- Reign: c. 438-432 BC
- Predecessor: Sagaurus(?)
- Successor: Satyrus I and Seleucus
- Born: c. 500 BC
- Died: 432 BC Bosporan Kingdom
- Consort: Unknown
- Issue: Satyrus I; Seleucus;
- Greek: σπαρτόκο
- House: Spartocid
- Father: Unknown
- Mother: Unknown

= Spartocus I =

Ruler of the Bosporan Kingdom from c. 438 to 432 BC

Spartocus I (Σπάρτοκος) was the founder and first ruler of the Spartocid dynasty in the Bosporan Kingdom. He usurped the former rulers of the Bosporus, the Archaeanactids, after being a mercenary under their command sometime in 438 BC.

==Life and Reign==
Little to nothing is known of Spartocus' early life.
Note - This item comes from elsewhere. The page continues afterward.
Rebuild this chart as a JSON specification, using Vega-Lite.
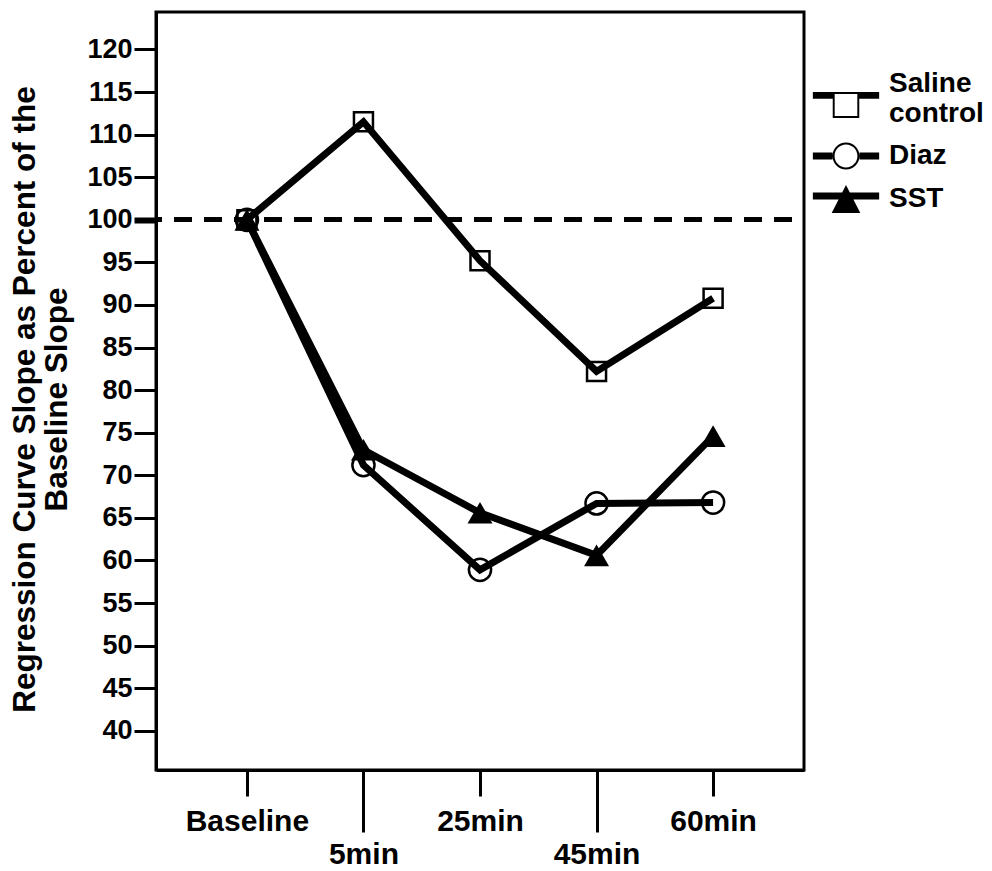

He may have been a member of the Odrysian dynasty of rulers in Thrace, possibly making him of Thracian origin, but this is disputed. Around 438 BC, he seized the tyranny from the Archaeanactids either peacefully or by force, possibly using his background to get control of the Bosporan army. He also forged trade agreements with the Athenians, though not to the extent of his grandson Leukon. In a speech before an audience of Athenians in the years 395-390 BCE, he was said to have considered the Athenians the most "important of the Greeks" and provided them first with his grain. He also played a small, yet notable part in the Bosporan wars of expansion, a series of wars and conflicts that would expand his dynasty's realm.

==Succession==
Spartocus was succeeded by his sons Seleucus and Satyrus who jointly reigned together. Satyrus continued his father's aggressive policy of expansion and his grandson after him, creating a powerful kingdom in the Cimmerian Bosporus. His dynasty would endure some 300 years, and he would have at least 5 descendants to bear his name.